- _EXERCISE OBJECTIVE_
Write out the material again exactly, please, and omit the pictures.

** BEGIN INFORMATION SUPPLIED **

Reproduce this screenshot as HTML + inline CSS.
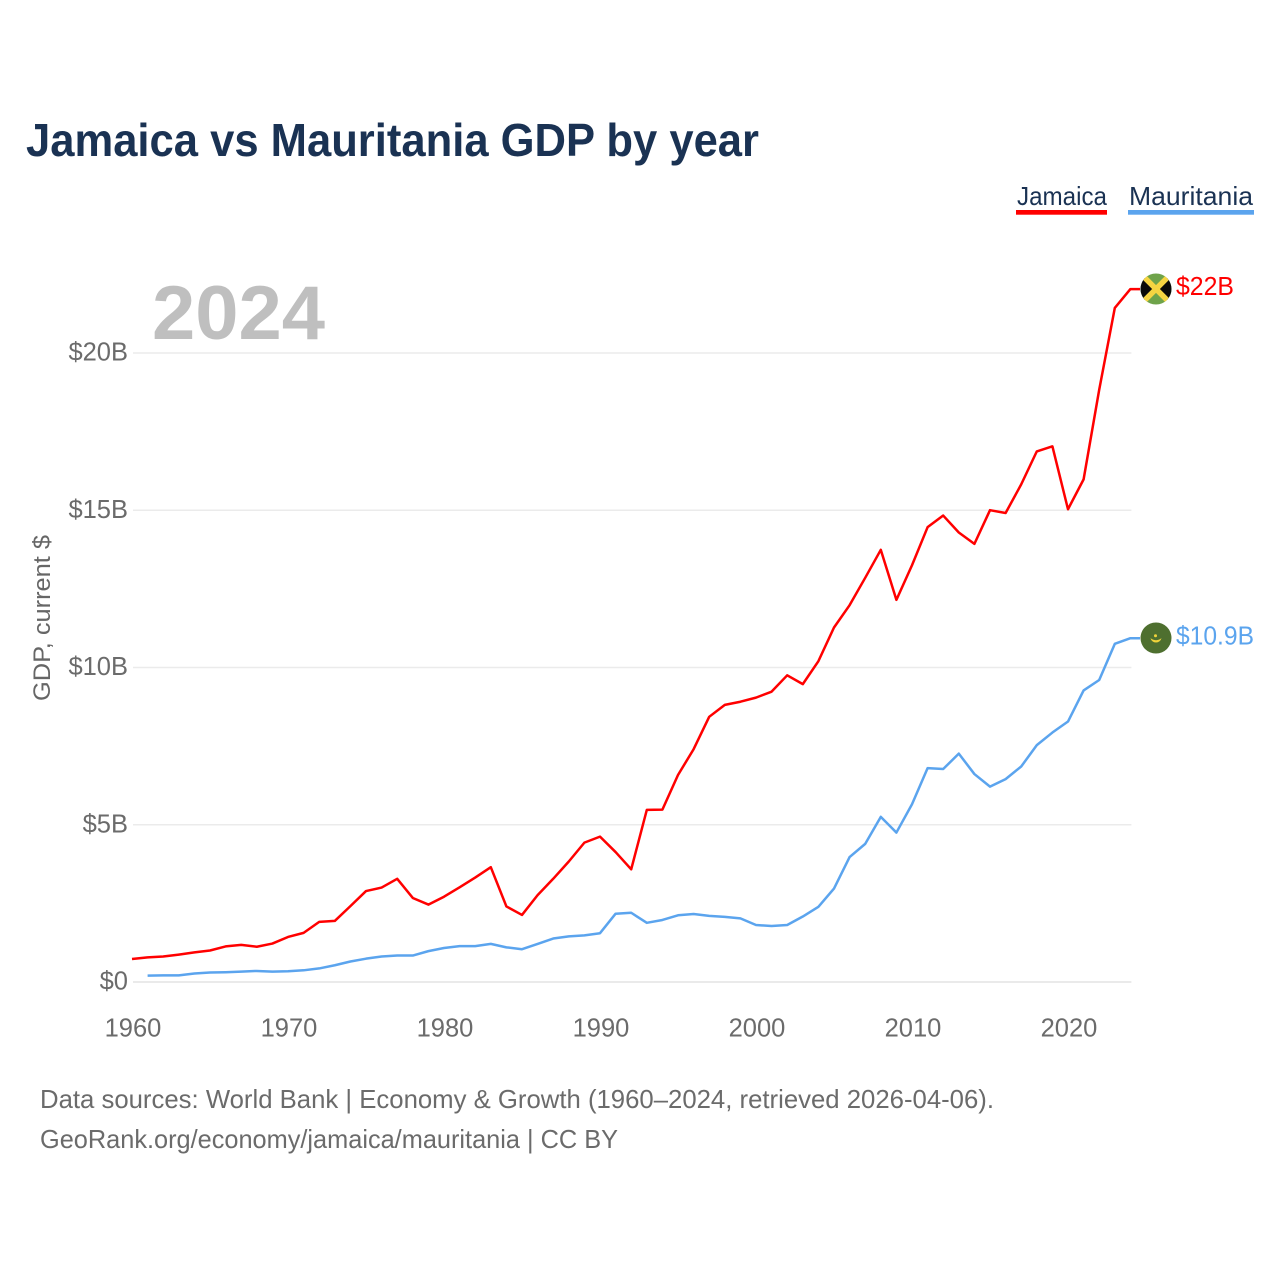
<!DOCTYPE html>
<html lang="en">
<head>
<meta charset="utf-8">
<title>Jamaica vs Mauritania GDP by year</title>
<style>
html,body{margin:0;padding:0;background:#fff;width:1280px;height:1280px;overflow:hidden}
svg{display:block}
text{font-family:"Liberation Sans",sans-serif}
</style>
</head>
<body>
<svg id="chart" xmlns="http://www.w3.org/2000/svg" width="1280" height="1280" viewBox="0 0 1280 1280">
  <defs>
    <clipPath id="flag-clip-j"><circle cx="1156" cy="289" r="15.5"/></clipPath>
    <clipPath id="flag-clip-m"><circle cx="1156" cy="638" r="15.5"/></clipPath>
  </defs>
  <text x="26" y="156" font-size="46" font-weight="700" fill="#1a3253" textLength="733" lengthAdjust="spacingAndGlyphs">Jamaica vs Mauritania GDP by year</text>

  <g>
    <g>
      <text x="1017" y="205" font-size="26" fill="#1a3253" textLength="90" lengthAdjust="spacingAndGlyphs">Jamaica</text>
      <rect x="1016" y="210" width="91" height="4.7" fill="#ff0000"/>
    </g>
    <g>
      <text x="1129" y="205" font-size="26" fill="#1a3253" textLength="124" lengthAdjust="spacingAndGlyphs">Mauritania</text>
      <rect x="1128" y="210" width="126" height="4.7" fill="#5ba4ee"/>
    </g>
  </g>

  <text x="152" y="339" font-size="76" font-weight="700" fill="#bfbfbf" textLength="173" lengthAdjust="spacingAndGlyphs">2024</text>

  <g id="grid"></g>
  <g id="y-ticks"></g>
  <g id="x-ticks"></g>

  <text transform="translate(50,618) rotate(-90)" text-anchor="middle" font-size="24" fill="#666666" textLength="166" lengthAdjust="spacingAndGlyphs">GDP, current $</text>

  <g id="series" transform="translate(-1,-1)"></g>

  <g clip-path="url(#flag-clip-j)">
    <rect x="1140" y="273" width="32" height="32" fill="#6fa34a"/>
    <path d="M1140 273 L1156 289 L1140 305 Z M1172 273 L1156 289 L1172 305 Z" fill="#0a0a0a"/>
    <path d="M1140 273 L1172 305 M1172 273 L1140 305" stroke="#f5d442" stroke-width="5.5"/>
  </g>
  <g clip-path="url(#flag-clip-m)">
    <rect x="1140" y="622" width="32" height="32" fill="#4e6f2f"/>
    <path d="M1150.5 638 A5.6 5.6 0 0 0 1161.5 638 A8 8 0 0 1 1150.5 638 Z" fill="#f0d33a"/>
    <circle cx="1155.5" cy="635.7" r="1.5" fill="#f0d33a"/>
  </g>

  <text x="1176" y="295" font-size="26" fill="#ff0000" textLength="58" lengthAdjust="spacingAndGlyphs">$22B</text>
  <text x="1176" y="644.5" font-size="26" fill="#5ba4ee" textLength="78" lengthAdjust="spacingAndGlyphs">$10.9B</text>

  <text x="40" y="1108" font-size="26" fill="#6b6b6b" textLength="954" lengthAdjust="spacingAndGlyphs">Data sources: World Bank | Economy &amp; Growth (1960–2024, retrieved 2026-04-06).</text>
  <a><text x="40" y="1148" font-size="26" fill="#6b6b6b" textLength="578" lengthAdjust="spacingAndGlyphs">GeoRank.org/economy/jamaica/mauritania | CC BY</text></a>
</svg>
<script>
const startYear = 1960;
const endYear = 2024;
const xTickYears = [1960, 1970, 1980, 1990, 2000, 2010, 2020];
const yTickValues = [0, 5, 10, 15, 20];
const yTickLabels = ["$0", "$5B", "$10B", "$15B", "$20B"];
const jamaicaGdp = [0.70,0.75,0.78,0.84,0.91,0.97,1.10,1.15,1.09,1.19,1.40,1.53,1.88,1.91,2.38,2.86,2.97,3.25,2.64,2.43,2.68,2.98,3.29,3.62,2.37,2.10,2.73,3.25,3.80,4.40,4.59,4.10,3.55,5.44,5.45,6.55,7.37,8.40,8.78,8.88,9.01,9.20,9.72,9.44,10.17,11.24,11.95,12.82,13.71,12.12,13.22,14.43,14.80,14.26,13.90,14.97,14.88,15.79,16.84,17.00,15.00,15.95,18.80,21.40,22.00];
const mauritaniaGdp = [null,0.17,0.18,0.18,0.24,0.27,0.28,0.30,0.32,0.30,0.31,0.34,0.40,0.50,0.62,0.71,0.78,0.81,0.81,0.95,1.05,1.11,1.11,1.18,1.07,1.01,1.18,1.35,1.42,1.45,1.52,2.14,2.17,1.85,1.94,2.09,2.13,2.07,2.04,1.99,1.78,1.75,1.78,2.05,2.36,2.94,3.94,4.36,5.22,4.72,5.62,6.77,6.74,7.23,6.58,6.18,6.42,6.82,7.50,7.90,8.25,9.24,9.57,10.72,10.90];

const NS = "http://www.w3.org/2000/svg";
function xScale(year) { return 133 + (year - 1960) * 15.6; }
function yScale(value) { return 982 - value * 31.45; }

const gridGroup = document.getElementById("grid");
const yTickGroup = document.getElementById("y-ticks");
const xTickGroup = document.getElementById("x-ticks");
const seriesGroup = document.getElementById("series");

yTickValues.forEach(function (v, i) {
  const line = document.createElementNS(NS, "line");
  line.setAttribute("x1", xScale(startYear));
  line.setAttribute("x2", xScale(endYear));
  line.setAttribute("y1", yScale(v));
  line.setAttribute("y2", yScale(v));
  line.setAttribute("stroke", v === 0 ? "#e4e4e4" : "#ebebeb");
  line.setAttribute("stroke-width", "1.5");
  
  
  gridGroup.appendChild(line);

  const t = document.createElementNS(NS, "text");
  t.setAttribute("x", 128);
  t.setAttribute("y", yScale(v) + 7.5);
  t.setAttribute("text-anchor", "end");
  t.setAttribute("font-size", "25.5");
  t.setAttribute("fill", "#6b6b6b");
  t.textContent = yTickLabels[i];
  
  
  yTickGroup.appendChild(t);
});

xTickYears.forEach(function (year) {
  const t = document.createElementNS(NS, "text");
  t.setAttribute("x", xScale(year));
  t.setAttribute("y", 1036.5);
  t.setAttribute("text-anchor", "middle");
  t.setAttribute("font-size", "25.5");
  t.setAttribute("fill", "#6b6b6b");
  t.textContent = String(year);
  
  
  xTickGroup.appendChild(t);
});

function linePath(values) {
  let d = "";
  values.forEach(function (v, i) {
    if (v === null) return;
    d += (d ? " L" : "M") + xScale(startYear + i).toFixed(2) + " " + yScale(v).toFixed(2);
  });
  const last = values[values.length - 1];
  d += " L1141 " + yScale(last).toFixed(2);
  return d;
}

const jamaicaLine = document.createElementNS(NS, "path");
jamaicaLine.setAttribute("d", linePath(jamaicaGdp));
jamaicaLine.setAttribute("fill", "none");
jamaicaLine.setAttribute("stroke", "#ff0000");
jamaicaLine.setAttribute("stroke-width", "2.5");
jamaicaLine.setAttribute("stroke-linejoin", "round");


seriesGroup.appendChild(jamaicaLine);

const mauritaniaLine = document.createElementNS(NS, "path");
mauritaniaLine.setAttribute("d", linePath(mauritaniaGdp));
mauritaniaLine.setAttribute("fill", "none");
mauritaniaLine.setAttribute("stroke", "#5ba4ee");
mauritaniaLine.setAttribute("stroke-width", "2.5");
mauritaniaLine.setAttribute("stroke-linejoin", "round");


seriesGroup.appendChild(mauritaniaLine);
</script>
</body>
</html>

** END INFORMATION SUPPLIED **

- _SOLUTION TO THIS PROBLEM_
Reproduce this screenshot as HTML + inline CSS.
<!DOCTYPE html>
<html lang="en">
<head>
<meta charset="utf-8">
<title>Jamaica vs Mauritania GDP by year</title>
<style>
html,body{margin:0;padding:0;background:#fff;width:1280px;height:1280px;overflow:hidden}
svg{display:block}
text{font-family:"Liberation Sans",sans-serif}
</style>
</head>
<body>
<svg id="chart" xmlns="http://www.w3.org/2000/svg" width="1280" height="1280" viewBox="0 0 1280 1280">
  <defs>
    <clipPath id="flag-clip-j"><circle cx="1156" cy="289" r="15.5"/></clipPath>
    <clipPath id="flag-clip-m"><circle cx="1156" cy="638" r="15.5"/></clipPath>
  </defs>
  <text x="26" y="156" font-size="46" font-weight="700" fill="#1a3253" textLength="733" lengthAdjust="spacingAndGlyphs">Jamaica vs Mauritania GDP by year</text>

  <g>
    <g>
      <text x="1017" y="205" font-size="26" fill="#1a3253" textLength="90" lengthAdjust="spacingAndGlyphs">Jamaica</text>
      <rect x="1016" y="210" width="91" height="4.7" fill="#ff0000"/>
    </g>
    <g>
      <text x="1129" y="205" font-size="26" fill="#1a3253" textLength="124" lengthAdjust="spacingAndGlyphs">Mauritania</text>
      <rect x="1128" y="210" width="126" height="4.7" fill="#5ba4ee"/>
    </g>
  </g>

  <text x="152" y="339" font-size="76" font-weight="700" fill="#bfbfbf" textLength="173" lengthAdjust="spacingAndGlyphs">2024</text>

  <g id="grid"></g>
  <g id="y-ticks"></g>
  <g id="x-ticks"></g>

  <text transform="translate(50,618) rotate(-90)" text-anchor="middle" font-size="24" fill="#666666" textLength="166" lengthAdjust="spacingAndGlyphs">GDP, current $</text>

  <g id="series" transform="translate(-1,-1)"></g>

  <g clip-path="url(#flag-clip-j)">
    <rect x="1140" y="273" width="32" height="32" fill="#6fa34a"/>
    <path d="M1140 273 L1156 289 L1140 305 Z M1172 273 L1156 289 L1172 305 Z" fill="#0a0a0a"/>
    <path d="M1140 273 L1172 305 M1172 273 L1140 305" stroke="#f5d442" stroke-width="5.5"/>
  </g>
  <g clip-path="url(#flag-clip-m)">
    <rect x="1140" y="622" width="32" height="32" fill="#4e6f2f"/>
    <path d="M1150.5 638 A5.6 5.6 0 0 0 1161.5 638 A8 8 0 0 1 1150.5 638 Z" fill="#f0d33a"/>
    <circle cx="1155.5" cy="635.7" r="1.5" fill="#f0d33a"/>
  </g>

  <text x="1176" y="295" font-size="26" fill="#ff0000" textLength="58" lengthAdjust="spacingAndGlyphs">$22B</text>
  <text x="1176" y="644.5" font-size="26" fill="#5ba4ee" textLength="78" lengthAdjust="spacingAndGlyphs">$10.9B</text>

  <text x="40" y="1108" font-size="26" fill="#6b6b6b" textLength="954" lengthAdjust="spacingAndGlyphs">Data sources: World Bank | Economy &amp; Growth (1960–2024, retrieved 2026-04-06).</text>
  <a><text x="40" y="1148" font-size="26" fill="#6b6b6b" textLength="578" lengthAdjust="spacingAndGlyphs">GeoRank.org/economy/jamaica/mauritania | CC BY</text></a>
</svg>
<script>
const startYear = 1960;
const endYear = 2024;
const xTickYears = [1960, 1970, 1980, 1990, 2000, 2010, 2020];
const yTickValues = [0, 5, 10, 15, 20];
const yTickLabels = ["$0", "$5B", "$10B", "$15B", "$20B"];
const jamaicaGdp = [0.70,0.75,0.78,0.84,0.91,0.97,1.10,1.15,1.09,1.19,1.40,1.53,1.88,1.91,2.38,2.86,2.97,3.25,2.64,2.43,2.68,2.98,3.29,3.62,2.37,2.10,2.73,3.25,3.80,4.40,4.59,4.10,3.55,5.44,5.45,6.55,7.37,8.40,8.78,8.88,9.01,9.20,9.72,9.44,10.17,11.24,11.95,12.82,13.71,12.12,13.22,14.43,14.80,14.26,13.90,14.97,14.88,15.79,16.84,17.00,15.00,15.95,18.80,21.40,22.00];
const mauritaniaGdp = [null,0.17,0.18,0.18,0.24,0.27,0.28,0.30,0.32,0.30,0.31,0.34,0.40,0.50,0.62,0.71,0.78,0.81,0.81,0.95,1.05,1.11,1.11,1.18,1.07,1.01,1.18,1.35,1.42,1.45,1.52,2.14,2.17,1.85,1.94,2.09,2.13,2.07,2.04,1.99,1.78,1.75,1.78,2.05,2.36,2.94,3.94,4.36,5.22,4.72,5.62,6.77,6.74,7.23,6.58,6.18,6.42,6.82,7.50,7.90,8.25,9.24,9.57,10.72,10.90];

const NS = "http://www.w3.org/2000/svg";
function xScale(year) { return 133 + (year - 1960) * 15.6; }
function yScale(value) { return 982 - value * 31.45; }

const gridGroup = document.getElementById("grid");
const yTickGroup = document.getElementById("y-ticks");
const xTickGroup = document.getElementById("x-ticks");
const seriesGroup = document.getElementById("series");

yTickValues.forEach(function (v, i) {
  const line = document.createElementNS(NS, "line");
  line.setAttribute("x1", xScale(startYear));
  line.setAttribute("x2", xScale(endYear));
  line.setAttribute("y1", yScale(v));
  line.setAttribute("y2", yScale(v));
  line.setAttribute("stroke", v === 0 ? "#e4e4e4" : "#ebebeb");
  line.setAttribute("stroke-width", "1.5");
  
  
  gridGroup.appendChild(line);

  const t = document.createElementNS(NS, "text");
  t.setAttribute("x", 128);
  t.setAttribute("y", yScale(v) + 7.5);
  t.setAttribute("text-anchor", "end");
  t.setAttribute("font-size", "25.5");
  t.setAttribute("fill", "#6b6b6b");
  t.textContent = yTickLabels[i];
  
  
  yTickGroup.appendChild(t);
});

xTickYears.forEach(function (year) {
  const t = document.createElementNS(NS, "text");
  t.setAttribute("x", xScale(year));
  t.setAttribute("y", 1036.5);
  t.setAttribute("text-anchor", "middle");
  t.setAttribute("font-size", "25.5");
  t.setAttribute("fill", "#6b6b6b");
  t.textContent = String(year);
  
  
  xTickGroup.appendChild(t);
});

function linePath(values) {
  let d = "";
  values.forEach(function (v, i) {
    if (v === null) return;
    d += (d ? " L" : "M") + xScale(startYear + i).toFixed(2) + " " + yScale(v).toFixed(2);
  });
  const last = values[values.length - 1];
  d += " L1141 " + yScale(last).toFixed(2);
  return d;
}

const jamaicaLine = document.createElementNS(NS, "path");
jamaicaLine.setAttribute("d", linePath(jamaicaGdp));
jamaicaLine.setAttribute("fill", "none");
jamaicaLine.setAttribute("stroke", "#ff0000");
jamaicaLine.setAttribute("stroke-width", "2.5");
jamaicaLine.setAttribute("stroke-linejoin", "round");


seriesGroup.appendChild(jamaicaLine);

const mauritaniaLine = document.createElementNS(NS, "path");
mauritaniaLine.setAttribute("d", linePath(mauritaniaGdp));
mauritaniaLine.setAttribute("fill", "none");
mauritaniaLine.setAttribute("stroke", "#5ba4ee");
mauritaniaLine.setAttribute("stroke-width", "2.5");
mauritaniaLine.setAttribute("stroke-linejoin", "round");


seriesGroup.appendChild(mauritaniaLine);
</script>
</body>
</html>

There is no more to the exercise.